Magnum is relying on the joint venture and the Eureka sale to help pay down debt and start drilling again. It suspended all of its operations in the Marcellus and Utica shales earlier this year and has instead relied on wells brought online last year and in various stages of development to grow production (see Shale Daily, March 2). Despite a series of noncore assets sales in Canada, Texas, North Dakota and more recently in West Virginia, the company remains low on cash in its transition to an Appalachian pure-play (see Shale Daily, May 26).

In June, Evans said Magnum would sell its 46% interest in Eureka (see Shale Daily, June 25). Morgan Stanley Infrastructure Inc. owns about the same stake in the system. Evans said at the time that Magnum hoped to net up to $700 million with a sale of its interest. But he said the price range has been tightened to $460-600 million given market conditions. Negotiations with an undisclosed master limited partnership (MLP) that approached Magnum with an interest in Eureka had also fallen through, he said.

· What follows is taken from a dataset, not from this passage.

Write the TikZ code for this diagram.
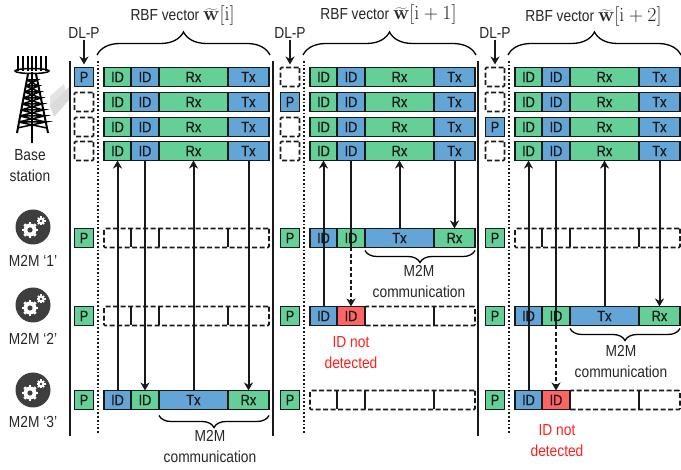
\documentclass[tikz,border=0pt]{standalone}
\usepackage[no-math]{fontspec}
\setmainfont[FakeStretch=0.86]{Liberation Sans}
\newfontfamily\cellfont[FakeStretch=0.85,FakeBold=0.5]{Liberation Sans}
\usepackage{tikz}
\usetikzlibrary{arrows.meta,calc,decorations.pathreplacing}
\definecolor{slotBlue}{HTML}{64A5D8}
\definecolor{slotGreen}{HTML}{64CF96}
\definecolor{slotRed}{HTML}{FF6464}
\definecolor{iconGrey}{HTML}{3E3E3E}
\definecolor{missRed}{HTML}{FF2020}
\tikzset{
  diagram text/.style={font=\fontsize{16}{21}\selectfont,text=black!85,align=center,inner sep=1pt},
  slot cell/.style={draw=black!90,line width=1.8pt,anchor=west,minimum height=19pt,inner sep=0pt,outer sep=0pt,
    font=\cellfont\fontsize{15}{15}\selectfont,text=black!90},
  blank slot/.style={draw=black!90,line width=1.6pt,dash pattern=on 5pt off 2.5pt,rounded corners=1pt,anchor=west,
    minimum height=19pt,inner sep=0pt,outer sep=0pt},
  slot divider/.style={line width=1.7pt,draw=black!90},
  pilot box/.style={slot cell,anchor=center,minimum width=19pt,minimum height=19pt},
  pilot blank/.style={blank slot,anchor=center,minimum width=19pt},
  slot link/.style={-{Stealth[length=8pt,width=9pt,inset=2.5pt]},line width=2pt,draw=black!90},
  slot plain/.style={line width=2pt,draw=black!90},
  slot dashed/.style={slot link,dash pattern=on 4pt off 2.5pt},
  big brace/.style={line width=1.3pt,decorate,decoration={brace,amplitude=23pt,aspect=0.5}},
  small brace/.style={line width=1.3pt,decorate,decoration={brace,mirror,amplitude=12pt}},
  frame line/.style={line width=1.8pt,draw=black!90},
  frame dots/.style={line width=1.7pt,dotted,draw=black!90},
  gear icon/.style={circle,fill=iconGrey,minimum size=35pt,inner sep=0pt},
  pics/cog/.style={code={
    \foreach \ang in {0,45,...,315}{\draw[white,line width=#1*0.42pt] (0,0) -- (\ang:#1*1.25pt);}
    \fill[white] (0,0) circle (#1*1pt);
    \fill[iconGrey] (0,0) circle (#1*0.4pt);
  }}
}
\newcommand{\slotcell}[6]{\node[slot cell,fill=#5,minimum width=#3pt] (#1) at (#2,#4) {#6};}
\newcommand{\stationrow}[3]{
  \slotcell{#1a}{#2}{27}{#3}{slotGreen}{ID}
  \slotcell{#1b}{#2+27}{28}{#3}{slotBlue}{ID}
  \slotcell{#1c}{#2+55}{69}{#3}{slotGreen}{Rx}
  \slotcell{#1d}{#2+124}{41}{#3}{slotBlue}{Tx}
}
\newcommand{\txrow}[3]{
  \slotcell{#1a}{#2}{27}{#3}{slotBlue}{ID}
  \slotcell{#1b}{#2+27}{28}{#3}{slotGreen}{ID}
  \slotcell{#1c}{#2+55}{69}{#3}{slotBlue}{Tx}
  \slotcell{#1d}{#2+124}{41}{#3}{slotGreen}{Rx}
}
\newcommand{\missrow}[3]{
  \node[blank slot,minimum width=110pt] (#1c) at (#2+55,#3) {};
  \draw[slot divider] ([xshift=69pt]#1c.north west) -- ([xshift=69pt]#1c.south west);
  \slotcell{#1a}{#2}{27}{#3}{slotBlue}{ID}
  \slotcell{#1b}{#2+27}{28}{#3}{slotRed}{ID}
}
\newcommand{\blankrow}[3]{
  \node[blank slot,minimum width=165pt] (#1) at (#2,#3) {};
  \foreach \gap in {27,55,124}{
    \draw[slot divider] ([xshift=\gap pt]#1.north west) -- ([xshift=\gap pt]#1.south west);
  }
}
\begin{document}
\begin{tikzpicture}[x=1pt,y=-1pt]
\useasboundingbox (0,0) rectangle (681,470);
\fill[gray!40,opacity=.7] (50,106) -- (70,86) -- (70,99) -- (54,117) -- cycle;
\fill[gray!30,opacity=.7] (50,96) -- (64,84) -- (66,92) -- (50,106) -- cycle;
\foreach \xp in {18,23,28,32,36,41,46}{\draw[line width=1.3pt] (\xp,56) -- (\xp,71);}
\draw[line width=1.5pt] (32,71) ellipse (17pt and 2.5pt);
\draw[line width=1.6pt] (32,72) -- (32,143);
\draw[line width=2pt] (28,74) -- (17,133) (36,74) -- (48,133);
\foreach \yl in {80,86,...,122}{
  \pgfmathsetmacro{\wa}{4+(\yl-74)*0.2}
  \pgfmathsetmacro{\wb}{4+(\yl+6-74)*0.2}
  \draw[line width=1.5pt] (32-\wa,\yl) -- (32+\wa,\yl) -- (32-\wb,\yl+6) (32-\wa,\yl) -- (32+\wb,\yl+6);
}
\node[diagram text] (base) at (30,166) {Base\\station};

\foreach \rowname/\iy/\ly in {1/227/261,2/305/339,3/390/422}{
  \node[gear icon] (m\rowname) at (33,\iy) {};
  \pic at ([shift={(-3pt,-3pt)}]m\rowname.center) {cog=6.5};
  \pic at ([shift={(8pt,6pt)}]m\rowname.center) {cog=3.6};
  \node[diagram text] (m\rowname label) at (33,\ly) {M2M ‘\rowname’};
}

\foreach \linex in {70,273,478}{\draw[frame line] (\linex,61) -- (\linex,436);}
\foreach \col/\off/\pslot/\ty/\idx in {a/0/1/16/{\mathrm{i}},b/206/2/15/{\mathrm{i}+1},c/411/3/17/{\mathrm{i}+2}}{
  \draw[frame dots] (\off+98,61) -- (\off+98,434);
  \node[diagram text] (\col-title) at (\off+182.5,\ty) {RBF vector \scalebox{1.15}{$\widetilde{\mathbf{w}}[\idx]$}};
  \draw[big brace] (\off+97,55) -- (\off+270,55);
  \node[diagram text] (\col-dl) at (\off+84,33) {DL-P};
  \foreach \row/\ry in {1/77,2/102,3/127,4/151}{
    \ifnum\row=\pslot
      \node[pilot box,fill=slotBlue] (\col-p\row) at (\off+84,\ry) {P};
    \else
      \node[pilot blank] (\col-p\row) at (\off+84,\ry) {};
    \fi
    \stationrow{\col-b\row}{\off+104}{\ry}
  }
  \draw[slot link,shorten >=3pt] (\col-dl.south) -- (\col-p1.north);
  \foreach \row/\ry in {1/238,2/316,3/400}{
    \node[pilot box,fill=slotGreen] (\col-q\row) at (\off+84,\ry) {P};
  }
}

\blankrow{a-m1}{104}{238}
\blankrow{a-m2}{104}{316}
\txrow{a-m3}{104}{400}
\txrow{b-m1}{310}{238}
\missrow{b-m2}{310}{316}
\blankrow{b-m3}{310}{400}
\blankrow{c-m1}{515}{238}
\txrow{c-m2}{515}{316}
\missrow{c-m3}{515}{400}

\draw[slot link] (a-m3a.north) -- (a-b4a.south);
\draw[slot link] (a-b4b.south) -- (a-m3b.north);
\draw[slot link] (a-m3c.north) -- (a-b4c.south);
\draw[slot link] (a-b4d.south) -- (a-m3d.north);
\draw[small brace] ([yshift=-6pt]a-m3c.south west) -- ([yshift=-6pt]a-m3d.south east);
\node[diagram text] (a-comm) at (210,446) {M2M\\communication};

\draw[slot link] (b-m2a.north) -- (b-b4a.south);
\draw[slot plain] (b-b4b.south) -- (b-m1b.south);
\draw[slot dashed] (b-m1b.south) -- (b-m2b.north);
\draw[slot link] (b-m1c.north) -- (b-b4c.south);
\draw[slot link] (b-b4d.south) -- (b-m1d.north);
\draw[small brace] ([yshift=-3pt]b-m1c.south west) -- ([yshift=-3pt]b-m1d.south east);
\node[diagram text] (b-comm) at (419,281) {M2M\\communication};
\node[diagram text,text=missRed] (b-miss) at (351,353) {ID not\\detected};

\draw[slot link] (c-m3a.north) -- (c-b4a.south);
\draw[slot plain] (c-b4b.south) -- (c-m2b.south);
\draw[slot dashed] (c-m2b.south) -- (c-m3b.north);
\draw[slot link] (c-m2c.north) -- (c-b4c.south);
\draw[slot link] (c-b4d.south) -- (c-m2d.north);
\draw[small brace] ([yshift=-3pt]c-m2c.south west) -- ([yshift=-3pt]c-m2d.south east);
\node[diagram text] (c-comm) at (621,361) {M2M\\communication};
\node[diagram text,text=missRed] (c-miss) at (557,441) {ID not\\detected};
\end{tikzpicture}
\end{document}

"We were originally approached by one MLP and were kind of given a price range. They did a fair amount of work. We gave them an opportunity to get to the number -- we weren't satisfied with the number," Evans said of the Eureka negotiations. "So, we went out to a broader group. It's a small group, though, it's less than seven [companies]. We've presented to all these parties. We've got three total bids now."

Eureka is one of Magnum's paramount assets. Last year, the company had discussed taking it public (see Shale Daily, Nov. 7, 2014). The nearly 200-mile, 20-inch diameter gathering system straddles five counties in West Virginia and Ohio, where peak throughput recently reached 700 MMcf/d.

Magnum produced 126 MMcfe/d in the second quarter, up from 105.3 MMcfe/d in the year-ago period. Volumes dropped from 163.6 MMcfe/d in 1Q2015, however. Second quarter production consisted of 68% natural gas, 17% natural gas liquids and 15% oil.

The company shut-in 59.8 MMcfe/d during the second quarter at two pads to install permanent production facilities. Management said it expects to bring online a series of backlogged wells throughout the remainder of the year.

Average realized natural gas prices for the second quarter continued to fall, going from $5.13/Mcf in the year-ago period and $2.91/Mcf in 1Q2015 to $1.67/Mcf. Those declines pushed second quarter revenue lower to $39.5 million from $129.7 million at the same time last year.

Magnum reported a second quarter net loss of $30.5 million (minus 15 cents/share), compared to a net loss of $80 million (minus 43 cents/share) in the year-ago quarter and a loss of $114.8 million (minus 57 cents/share) in 1Q2015.